— Begin PROVIDED MATERIAL —

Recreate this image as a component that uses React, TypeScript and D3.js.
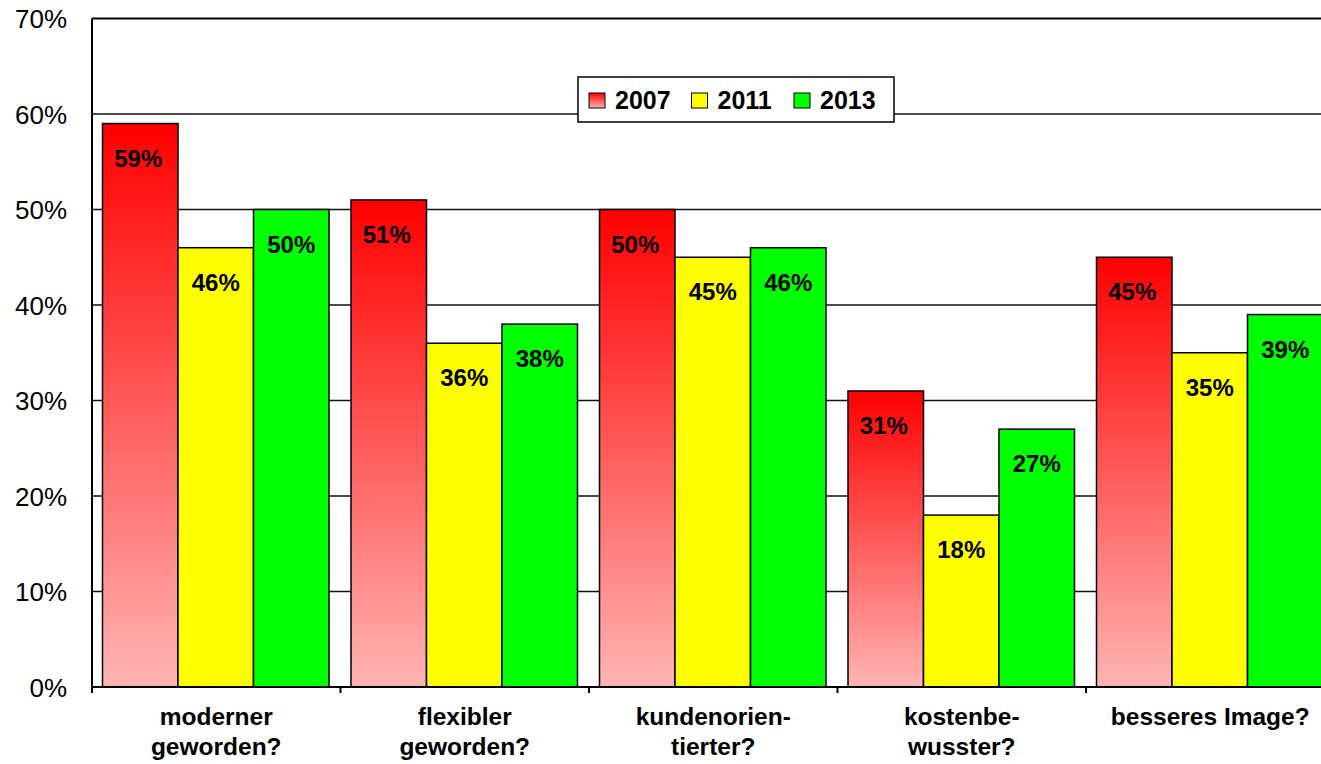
import React from "react";
import * as d3 from "d3";

const categories = ["moderner geworden?", "flexibler geworden?", "kundenorien-tierter?", "kostenbe-wusster?", "besseres Image?"];
const categoryLines = [["moderner", "geworden?"], ["flexibler", "geworden?"], ["kundenorien-", "tierter?"], ["kostenbe-", "wusster?"], ["besseres Image?"]];
const seriesNames = ["2007", "2011", "2013"];
const values2007 = [59, 51, 50, 31, 45];
const values2011 = [46, 36, 45, 18, 35];
const values2013 = [50, 38, 46, 27, 39];
const yTicks = [0, 10, 20, 30, 40, 50, 60, 70];
const seriesFills = ["url(#redGrad)", "#FFFF00", "#00FF00"];

export default function App() {
  const W = 1321, H = 764;
  const left = 92, top = 18.5, bottom = 687;
  const bandW = 248.5;
  const right = left + bandW * categories.length;
  const x = d3.scaleBand<string>().domain(categories).range([left, right]).padding(0);
  const inner = d3.scaleBand<string>().domain(seriesNames).range([10.5, 10.5 + 226.5]).padding(0);
  const y = d3.scaleLinear().domain([0, 70]).range([bottom, top]);
  const seriesValues = [values2007, values2011, values2013];
  const font = "Arial, 'Liberation Sans', sans-serif";

  return (
    <div style={{ position: "fixed", left: 0, top: 0, width: W, height: H, overflow: "hidden", background: "#fff" }}>
      <svg width={W} height={H} style={{ display: "block" }} fontFamily={font}>
        <defs>
          <linearGradient id="redGrad" x1="0" y1="0" x2="0" y2="1">
            <stop offset="0%" stopColor="#FF0000" />
            <stop offset="100%" stopColor="#FFB4B4" />
          </linearGradient>
        </defs>
        {/* gridlines */}
        {yTicks.map((t) => (
          <line key={"g" + t} x1={left} x2={right} y1={y(t)} y2={y(t)} stroke={t === 70 ? "#000" : "#111"} strokeWidth={t === 70 ? 2 : 1.3} />
        ))}
        {/* bars */}
        {categories.map((c, ci) =>
          seriesNames.map((s, si) => {
            const v = seriesValues[si][ci];
            const bx = (x(c) as number) + (inner(s) as number);
            const bw = inner.bandwidth();
            const by = y(v);
            return (
              <g key={c + s}>
                <rect x={bx} y={by} width={bw} height={bottom - by} fill={seriesFills[si]} stroke="#000" strokeWidth={1.5} />
                <text x={bx + bw / 2 - (si === 0 ? 2 : 0)} y={by + 43} textAnchor="middle" fontWeight="bold" fontSize={24} fill="#000">{v}%</text>
              </g>
            );
          })
        )}
        {/* axes */}
        <line x1={left} x2={left} y1={top} y2={bottom + 6} stroke="#000" strokeWidth={2} />
        <line x1={left} x2={right} y1={bottom} y2={bottom} stroke="#000" strokeWidth={2} />
        {categories.map((c) => (
          <line key={"t" + c} x1={x(c) as number} x2={x(c) as number} y1={bottom} y2={bottom + 6} stroke="#000" strokeWidth={2} />
        ))}
        {/* y tick labels */}
        {yTicks.map((t) => (
          <text key={"yl" + t} x={67} y={y(t) + 9.5} textAnchor="end" fontSize={26} fill="#000">{t}%</text>
        ))}
        {/* category labels */}
        {categories.map((c, ci) => (
          <text key={"cl" + c} textAnchor="middle" fontWeight="bold" fontSize={24.5} fill="#000">
            {categoryLines[ci].map((ln, li) => (
              <tspan key={li} x={(x(c) as number) + bandW / 2} y={725 + li * 30}>{ln}</tspan>
            ))}
          </text>
        ))}
        {/* legend */}
        <g>
          <rect x={578} y={77} width={316} height={45} fill="#fff" stroke="#000" strokeWidth={1.5} />
          {seriesNames.map((s, si) => (
            <g key={"lg" + s} transform={`translate(${589 + si * 102.5},0)`}>
              <rect x={0} y={93} width={16} height={15} fill={seriesFills[si]} stroke="#000" strokeWidth={1} />
              <text x={26} y={109} fontWeight="bold" fontSize={25} fill="#000">{s}</text>
            </g>
          ))}
        </g>
      </svg>
    </div>
  );
}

— End PROVIDED MATERIAL —

§ **PROBLEM TO SOLVE**
Select every line above that contains the word "React", and copy it.

§ **REPLY**
Recreate this image as a component that uses React, TypeScript and D3.js.
import React from "react";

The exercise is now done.